As with the previous evaluation data set, we will predict the classification of the emails as either spam or ham. We will calculate the MPV for the predictions and calculate the 99% CI for the results. The lower CI has found to be 0.9149534 and use that as the lower limit threshold to identify an email as spam.
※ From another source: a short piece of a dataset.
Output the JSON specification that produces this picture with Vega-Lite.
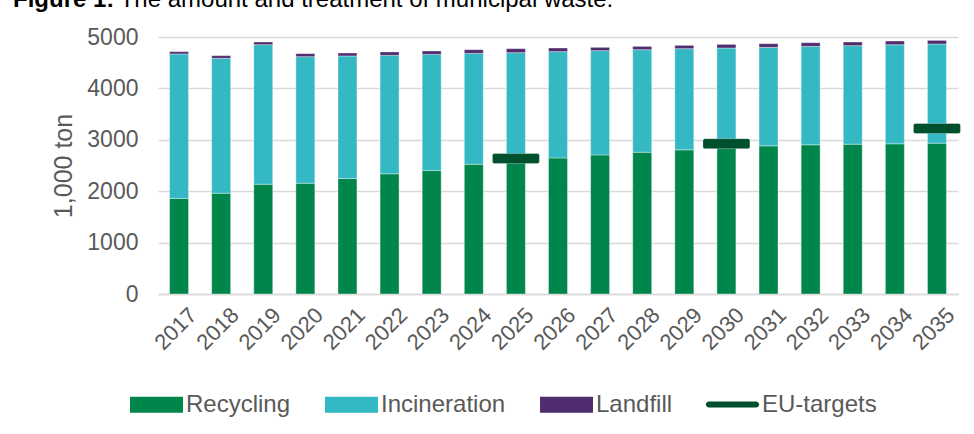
{
  "$schema": "https://vega.github.io/schema/vega-lite/v6.json",
  "autosize": "none",
  "width": 800,
  "height": 257,
  "padding": {"left": 158, "top": 37, "right": 16, "bottom": 140},
  "background": "white",
  "title": {
    "text": "Figure 1:",
    "subtitle": "\u200b\u00a0\u00a0\u00a0\u00a0\u00a0\u00a0\u00a0\u00a0\u00a0\u00a0\u00a0\u00a0\u00a0\u00a0\u00a0\u00a0The amount and treatment of municipal waste.",
    "anchor": "start",
    "frame": "group",
    "font": "Liberation Sans",
    "fontSize": 24,
    "fontWeight": "bold",
    "color": "#000000",
    "subtitleFont": "Liberation Sans",
    "subtitleFontSize": 24,
    "subtitleFontWeight": "normal",
    "subtitleColor": "#000000",
    "subtitlePadding": -24,
    "baseline": "alphabetic",
    "offset": 0,
    "dx": -145,
    "dy": 5
  },
  "datasets": {
    "waste": [
      {"year": "2017", "type": "Recycling", "rank": 1, "value": 1860},
      {"year": "2017", "type": "Incineration", "rank": 2, "value": 2810},
      {"year": "2017", "type": "Landfill", "rank": 3, "value": 45},
      {"year": "2018", "type": "Recycling", "rank": 1, "value": 1960},
      {"year": "2018", "type": "Incineration", "rank": 2, "value": 2624},
      {"year": "2018", "type": "Landfill", "rank": 3, "value": 53},
      {"year": "2019", "type": "Recycling", "rank": 1, "value": 2136},
      {"year": "2019", "type": "Incineration", "rank": 2, "value": 2714},
      {"year": "2019", "type": "Landfill", "rank": 3, "value": 53},
      {"year": "2020", "type": "Recycling", "rank": 1, "value": 2155},
      {"year": "2020", "type": "Incineration", "rank": 2, "value": 2462},
      {"year": "2020", "type": "Landfill", "rank": 3, "value": 59},
      {"year": "2021", "type": "Recycling", "rank": 1, "value": 2247},
      {"year": "2021", "type": "Incineration", "rank": 2, "value": 2384},
      {"year": "2021", "type": "Landfill", "rank": 3, "value": 58},
      {"year": "2022", "type": "Recycling", "rank": 1, "value": 2338},
      {"year": "2022", "type": "Incineration", "rank": 2, "value": 2305},
      {"year": "2022", "type": "Landfill", "rank": 3, "value": 66},
      {"year": "2023", "type": "Recycling", "rank": 1, "value": 2403},
      {"year": "2023", "type": "Incineration", "rank": 2, "value": 2259},
      {"year": "2023", "type": "Landfill", "rank": 3, "value": 66},
      {"year": "2024", "type": "Recycling", "rank": 1, "value": 2523},
      {"year": "2024", "type": "Incineration", "rank": 2, "value": 2159},
      {"year": "2024", "type": "Landfill", "rank": 3, "value": 71},
      {"year": "2025", "type": "Recycling", "rank": 1, "value": 2585},
      {"year": "2025", "type": "Incineration", "rank": 2, "value": 2110},
      {"year": "2025", "type": "Landfill", "rank": 3, "value": 78},
      {"year": "2026", "type": "Recycling", "rank": 1, "value": 2647},
      {"year": "2026", "type": "Incineration", "rank": 2, "value": 2068},
      {"year": "2026", "type": "Landfill", "rank": 3, "value": 71},
      {"year": "2027", "type": "Recycling", "rank": 1, "value": 2706},
      {"year": "2027", "type": "Incineration", "rank": 2, "value": 2028},
      {"year": "2027", "type": "Landfill", "rank": 3, "value": 64},
      {"year": "2028", "type": "Recycling", "rank": 1, "value": 2758},
      {"year": "2028", "type": "Incineration", "rank": 2, "value": 1995},
      {"year": "2028", "type": "Landfill", "rank": 3, "value": 64},
      {"year": "2029", "type": "Recycling", "rank": 1, "value": 2804},
      {"year": "2029", "type": "Incineration", "rank": 2, "value": 1969},
      {"year": "2029", "type": "Landfill", "rank": 3, "value": 64},
      {"year": "2030", "type": "Recycling", "rank": 1, "value": 2845},
      {"year": "2030", "type": "Incineration", "rank": 2, "value": 1941},
      {"year": "2030", "type": "Landfill", "rank": 3, "value": 70},
      {"year": "2031", "type": "Recycling", "rank": 1, "value": 2882},
      {"year": "2031", "type": "Incineration", "rank": 2, "value": 1916},
      {"year": "2031", "type": "Landfill", "rank": 3, "value": 72},
      {"year": "2032", "type": "Recycling", "rank": 1, "value": 2902},
      {"year": "2032", "type": "Incineration", "rank": 2, "value": 1915},
      {"year": "2032", "type": "Landfill", "rank": 3, "value": 72},
      {"year": "2033", "type": "Recycling", "rank": 1, "value": 2915},
      {"year": "2033", "type": "Incineration", "rank": 2, "value": 1916},
      {"year": "2033", "type": "Landfill", "rank": 3, "value": 72},
      {"year": "2034", "type": "Recycling", "rank": 1, "value": 2922},
      {"year": "2034", "type": "Incineration", "rank": 2, "value": 1928},
      {"year": "2034", "type": "Landfill", "rank": 3, "value": 72},
      {"year": "2035", "type": "Recycling", "rank": 1, "value": 2935},
      {"year": "2035", "type": "Incineration", "rank": 2, "value": 1929},
      {"year": "2035", "type": "Landfill", "rank": 3, "value": 70}
    ],
    "targets": [
      {"year": "2025", "series": "EU-targets", "target": 2634},
      {"year": "2030", "series": "EU-targets", "target": 2925},
      {"year": "2035", "series": "EU-targets", "target": 3220}
    ]
  },
  "config": {
    "font": "Liberation Sans",
    "view": {"stroke": null},
    "axis": {
      "labelFont": "Liberation Sans",
      "titleFont": "Liberation Sans",
      "labelColor": "#595959",
      "titleColor": "#595959"
    },
    "legend": {
      "labelFont": "Liberation Sans",
      "labelFontSize": 24,
      "labelColor": "#595959",
      "labelOffset": 3,
      "padding": 0,
      "title": null
    }
  },
  "encoding": {
    "x": {
      "field": "year",
      "type": "ordinal",
      "scale": {
        "domain": ["2017","2018","2019","2020","2021","2022","2023","2024","2025","2026","2027","2028","2029","2030","2031","2032","2033","2034","2035"],
        "paddingInner": 0.55,
        "paddingOuter": 0.275
      },
      "axis": {
        "title": null,
        "labelAngle": -45,
        "labelFontSize": 22,
        "labelPadding": 10,
        "labelOffset": 7,
        "ticks": false,
        "domainColor": "#d9d9d9",
        "domainWidth": 1.5,
        "grid": false
      }
    }
  },
  "layer": [
    {
      "data": {"name": "waste"},
      "mark": {"type": "bar", "stroke": "#ffffff", "strokeOpacity": 0.35, "strokeWidth": 1},
      "encoding": {
        "y": {
          "field": "value",
          "type": "quantitative",
          "stack": "zero",
          "scale": {"domain": [0, 5000], "nice": false},
          "axis": {
            "title": "1,000 ton",
            "titleFontSize": 25,
            "titleFontWeight": "normal",
            "titlePadding": 10,
            "values": [0, 1000, 2000, 3000, 4000, 5000],
            "format": "d",
            "labelFontSize": 23,
            "labelPadding": 20,
            "ticks": false,
            "domain": false,
            "gridColor": "#d9d9d9",
            "gridWidth": 1.5
          }
        },
        "order": {"field": "rank", "type": "quantitative"},
        "color": {
          "field": "type",
          "type": "nominal",
          "scale": {
            "domain": ["Recycling", "Incineration", "Landfill"],
            "range": ["#00854A", "#33B8C4", "#4F2D6E"]
          },
          "legend": {
            "orient": "none",
            "legendX": -28,
            "legendY": 341,
            "direction": "horizontal",
            "columns": 3,
            "columnPadding": 34,
            "symbolType": "M-1,-0.3H1V0.3H-1Z",
            "symbolSize": 2809,
            "symbolStrokeWidth": 0
          }
        }
      }
    },
    {
      "data": {"name": "targets"},
      "mark": {"type": "tick", "thickness": 10, "size": 47, "cornerRadius": 2, "color": "#00502D", "stroke": "#ffffff", "strokeOpacity": 0.3, "strokeWidth": 1},
      "encoding": {
        "y": {"field": "target", "type": "quantitative"},
        "opacity": {
          "field": "series",
          "type": "nominal",
          "scale": {"range": [1]},
          "legend": {
            "orient": "none",
            "legendX": 548,
            "legendY": 341,
            "direction": "horizontal",
            "symbolType": "M-0.89,-0.113H0.89A0.113,0.113 0 0 1 0.89,0.113H-0.89A0.113,0.113 0 0 1 -0.89,-0.113Z",
            "symbolSize": 2809,
            "symbolFillColor": "#00502D",
            "symbolStrokeWidth": 0,
            "symbolOpacity": 1
          }
        }
      }
    }
  ]
}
Therefore, any prediction greater than or equal to 0.915 will be classified as spam (1), and anything below will be classified as ham (0).

predictions_rnd <- predict(model, newdata = data_seta_rnd)
true_labels_rnd <- data_seta_rnd$spam_rate
results_rnd <- data.frame(model_value = predictions_rnd, Actual = true_labels_rnd)

mpv_rnd <- results_rnd |> group_by(Actual) |> 
  summarise(mean_predicted_value = mean(model_value),                                                     
            lower_ci = t.test(model_value, conf.level = 0.99)$conf.int[1],
            upper_ci = t.test(model_value, conf.level = 0.99)$conf.int[2])
tibble(mpv_rnd)

## # A tibble: 2 × 4
##   Actual mean_predicted_value lower_ci upper_ci
##   <chr>                 <dbl>    <dbl>    <dbl>
## 1 0                     0.784    0.742    0.826
## 2 1                     0.946    0.915    0.977

# Re-assign 1 for spam results >= 0.915
results_p_rnd <- results_rnd |> mutate(Predicted = ifelse(model_value >= 0.915, 1, 0))

# Contingency Table Review
MLmetrics::ConfusionMatrix(results_p_rnd$Actual, results_p_rnd$Predicted)

##       y_pred
## y_true  0  1
##      0 79 24
##      1 21 76

accuracy <- results_p_rnd |> summarise(accuracy = sum(Actual == Predicted)/n())
precision <- results_p_rnd |> filter(Predicted==1) |> summarise(precision=sum(Actual==1)/n())
recall <- results_p_rnd |> filter(Actual == 1) |> summarise(recall = sum(Predicted == 1)/ n())
f1_score <- results_p_rnd |> summarise(f1_score =(2*precision*recall)/(precision + recall))

accuracy_rnd <- unlist(accuracy)
precision_rnd <- unlist(precision)
recall_rnd <- unlist(recall)
f1_score_rnd <- unlist(f1_score)

results_rnd <- data.frame(
  Model_Performance_Metrics = c("Accuracy", "Precision", "Recall", "F1-Score"),
  Values = c(accuracy_rnd, precision_rnd, recall_rnd, f1_score_rnd))
tibble(results_rnd)

## # A tibble: 4 × 2
##   Model_Performance_Metrics Values
##   <chr>                      <dbl>
## 1 Accuracy                   0.775
## 2 Precision                  0.784
## 3 Recall                     0.76 
## 4 F1-Score                   0.772

Results and Conclusion

While our initially trained model appeared to perform moderately well, using the same trained model with a more difficult email text file source indicated it did not perform as well in comparison. Our initial prediction only misclassified about 6% of the files (n=5), while the second prediction on the harder data set resulted in about 23% of the files being misclassified (n=45). 24 emails were excluded as being spam when they were ham, and 21 emails were identified as ham when they were spam. The performance metrics for the second prediction run against the harder ham email files clearly indicates that there is room for improvement (all below 0.80). While we could adjust the threshold for spam identification above 0.915, it would probably be a better alternative to have a more heterogeneous data set including all levels of ham emails to identify the proper words that could specifically identify an email as spam or ham. Also, we should analyze the observations to see if there are any words that are causing an imbalance in the model.